Search code examples
linuxcudagpunvidiatorch

How to set Torch to use only one gpu when there are two gpu?


My computer has two GPUs. And this is my first time using two GPUs. When I had one GPU, I just run the Cuda program, and it runs on the only one GPU. However, I don't know how to control the program to use which GPU and how to run program on the only one GPU. I searched the Internet and post says

export CUDA_VISIBLE_DEVICES=0

This must be used before run the program. I have two program to run. The one is torch script and the other is Cuda script. I opened two terminals and in the 1st terminal, I used the command above and run the torch program. After that, in the 2nd terminal, I also used the command above by only changing the number from 0 to 1 and run the cuda program.

result of nvidia-smi

However, seeing the picture of nvidia-smi, it shows the two programs are assigned to the 0th GPU. I wanted to assigned torch program(PID 19520) to the 0th and the cuda program(PID 20351) to the 1st GPU.

How can I assign the two program to different GPU devices?

The followings are the settings of the torch script. (Ubuntu 14.04, nvidia titan gtx x, cuda-7.5)

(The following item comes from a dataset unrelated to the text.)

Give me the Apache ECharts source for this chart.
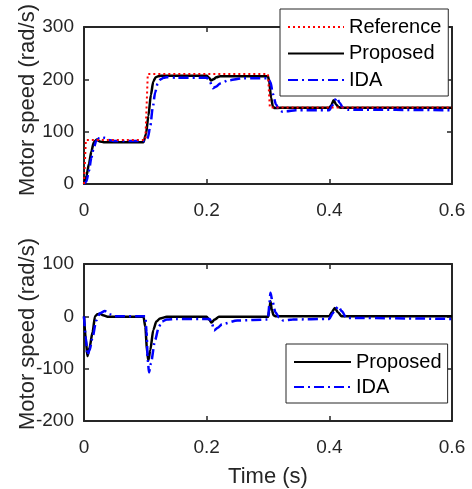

--[[command line arguments]]--
cmd = torch.CmdLine()
cmd:text()
cmd:text('Train a Recurrent Model for Visual Attention')
cmd:text('Example:')
cmd:text('$> th rnn-visual-attention.lua > results.txt')
cmd:text('Options:')
cmd:option('--learningRate', 0.01, 'learning rate at t=0')
cmd:option('--minLR', 0.00001, 'minimum learning rate')
cmd:option('--saturateEpoch', 800, 'epoch at which linear decayed LR will reach minLR')
cmd:option('--momentum', 0.9, 'momentum')
cmd:option('--maxOutNorm', -1, 'max norm each layers output neuron weights')
cmd:option('--cutoffNorm', -1, 'max l2-norm of contatenation of all gradParam tensors')
cmd:option('--batchSize', 20, 'number of examples per batch')
cmd:option('--cuda', true, 'use CUDA')
cmd:option('--useDevice', 1, 'sets the device (GPU) to use')
cmd:option('--maxEpoch', 2000, 'maximum number of epochs to run')
cmd:option('--maxTries', 100, 'maximum number of epochs to try to find a better local minima for early-stopping')
cmd:option('--transfer', 'ReLU', 'activation function')
cmd:option('--uniform', 0.1, 'initialize parameters using uniform distribution between -uniform and uniform. -1 means default initialization')
cmd:option('--xpPath', '', 'path to a previously saved model')
cmd:option('--progress', false, 'print progress bar')
cmd:option('--silent', false, 'dont print anything to stdout')

Solution

  • CUDA_VISIBLE_DEVICES=0 th [torch script]
    CUDA_VISIBLE_DEVICES=1 [CUDA script]